### Stored dataset items
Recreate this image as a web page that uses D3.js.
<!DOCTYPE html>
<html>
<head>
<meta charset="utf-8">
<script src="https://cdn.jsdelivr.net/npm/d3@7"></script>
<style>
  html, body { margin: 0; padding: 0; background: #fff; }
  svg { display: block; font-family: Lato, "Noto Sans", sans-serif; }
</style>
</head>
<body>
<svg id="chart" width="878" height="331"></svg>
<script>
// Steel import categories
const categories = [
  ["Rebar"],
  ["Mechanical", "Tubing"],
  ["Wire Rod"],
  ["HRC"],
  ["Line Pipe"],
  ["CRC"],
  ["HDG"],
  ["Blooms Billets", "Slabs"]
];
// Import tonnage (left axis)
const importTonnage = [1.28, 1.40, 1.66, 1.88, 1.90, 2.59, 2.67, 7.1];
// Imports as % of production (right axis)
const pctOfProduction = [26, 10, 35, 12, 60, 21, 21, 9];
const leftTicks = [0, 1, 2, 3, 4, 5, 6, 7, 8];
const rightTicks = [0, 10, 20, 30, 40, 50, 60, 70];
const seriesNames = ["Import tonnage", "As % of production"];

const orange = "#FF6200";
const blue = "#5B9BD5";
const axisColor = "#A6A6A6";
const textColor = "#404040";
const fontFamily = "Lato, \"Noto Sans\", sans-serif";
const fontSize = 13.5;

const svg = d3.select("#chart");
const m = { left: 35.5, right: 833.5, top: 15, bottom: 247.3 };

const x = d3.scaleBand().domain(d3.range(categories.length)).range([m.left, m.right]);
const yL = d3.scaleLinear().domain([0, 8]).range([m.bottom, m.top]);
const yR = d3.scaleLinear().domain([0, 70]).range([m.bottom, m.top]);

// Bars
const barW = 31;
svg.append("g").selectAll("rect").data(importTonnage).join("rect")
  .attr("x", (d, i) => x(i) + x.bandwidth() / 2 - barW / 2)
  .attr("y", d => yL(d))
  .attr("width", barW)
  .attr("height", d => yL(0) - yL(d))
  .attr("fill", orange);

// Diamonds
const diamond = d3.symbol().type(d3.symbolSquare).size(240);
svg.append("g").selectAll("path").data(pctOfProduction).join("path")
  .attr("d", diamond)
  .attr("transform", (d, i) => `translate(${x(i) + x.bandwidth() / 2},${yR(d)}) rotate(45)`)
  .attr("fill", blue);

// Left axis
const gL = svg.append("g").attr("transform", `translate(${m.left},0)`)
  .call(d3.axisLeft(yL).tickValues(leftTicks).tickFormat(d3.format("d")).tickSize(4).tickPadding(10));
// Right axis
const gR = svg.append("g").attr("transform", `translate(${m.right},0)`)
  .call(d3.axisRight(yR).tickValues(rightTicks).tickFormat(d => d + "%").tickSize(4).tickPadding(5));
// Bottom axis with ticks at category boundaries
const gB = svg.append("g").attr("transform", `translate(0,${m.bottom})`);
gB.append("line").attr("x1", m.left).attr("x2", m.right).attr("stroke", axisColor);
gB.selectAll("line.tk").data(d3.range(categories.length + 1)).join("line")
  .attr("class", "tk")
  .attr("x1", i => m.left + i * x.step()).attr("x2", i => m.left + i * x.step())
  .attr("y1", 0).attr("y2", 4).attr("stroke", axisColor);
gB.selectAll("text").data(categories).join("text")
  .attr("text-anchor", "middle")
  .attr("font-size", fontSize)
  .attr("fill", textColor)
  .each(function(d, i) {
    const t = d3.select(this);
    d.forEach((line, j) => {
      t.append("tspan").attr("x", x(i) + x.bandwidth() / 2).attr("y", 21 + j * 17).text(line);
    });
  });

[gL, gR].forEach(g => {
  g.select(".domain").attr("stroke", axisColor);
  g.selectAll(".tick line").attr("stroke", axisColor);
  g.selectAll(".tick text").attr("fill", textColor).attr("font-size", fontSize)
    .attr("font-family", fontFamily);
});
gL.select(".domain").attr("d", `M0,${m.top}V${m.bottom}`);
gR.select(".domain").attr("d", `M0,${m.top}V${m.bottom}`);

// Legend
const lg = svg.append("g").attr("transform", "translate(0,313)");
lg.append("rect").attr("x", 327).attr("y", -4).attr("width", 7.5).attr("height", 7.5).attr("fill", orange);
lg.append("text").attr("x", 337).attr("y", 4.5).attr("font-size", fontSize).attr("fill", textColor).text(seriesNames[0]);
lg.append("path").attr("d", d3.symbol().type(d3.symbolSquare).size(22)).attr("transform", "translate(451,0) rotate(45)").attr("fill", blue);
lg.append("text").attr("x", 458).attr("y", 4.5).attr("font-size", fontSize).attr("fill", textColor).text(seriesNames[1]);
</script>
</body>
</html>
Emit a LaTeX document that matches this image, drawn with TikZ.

### WHAT IS BEING ASKED
Set down each line of the material verbatim, from the first line through the line that contains "15, bottom: 247.3".

### RESPONSE TO THIS EXERCISE
Recreate this image as a web page that uses D3.js.
<!DOCTYPE html>
<html>
<head>
<meta charset="utf-8">
<script src="https://cdn.jsdelivr.net/npm/d3@7"></script>
<style>
  html, body { margin: 0; padding: 0; background: #fff; }
  svg { display: block; font-family: Lato, "Noto Sans", sans-serif; }
</style>
</head>
<body>
<svg id="chart" width="878" height="331"></svg>
<script>
// Steel import categories
const categories = [
  ["Rebar"],
  ["Mechanical", "Tubing"],
  ["Wire Rod"],
  ["HRC"],
  ["Line Pipe"],
  ["CRC"],
  ["HDG"],
  ["Blooms Billets", "Slabs"]
];
// Import tonnage (left axis)
const importTonnage = [1.28, 1.40, 1.66, 1.88, 1.90, 2.59, 2.67, 7.1];
// Imports as % of production (right axis)
const pctOfProduction = [26, 10, 35, 12, 60, 21, 21, 9];
const leftTicks = [0, 1, 2, 3, 4, 5, 6, 7, 8];
const rightTicks = [0, 10, 20, 30, 40, 50, 60, 70];
const seriesNames = ["Import tonnage", "As % of production"];

const orange = "#FF6200";
const blue = "#5B9BD5";
const axisColor = "#A6A6A6";
const textColor = "#404040";
const fontFamily = "Lato, \"Noto Sans\", sans-serif";
const fontSize = 13.5;

const svg = d3.select("#chart");
const m = { left: 35.5, right: 833.5, top: 15, bottom: 247.3 };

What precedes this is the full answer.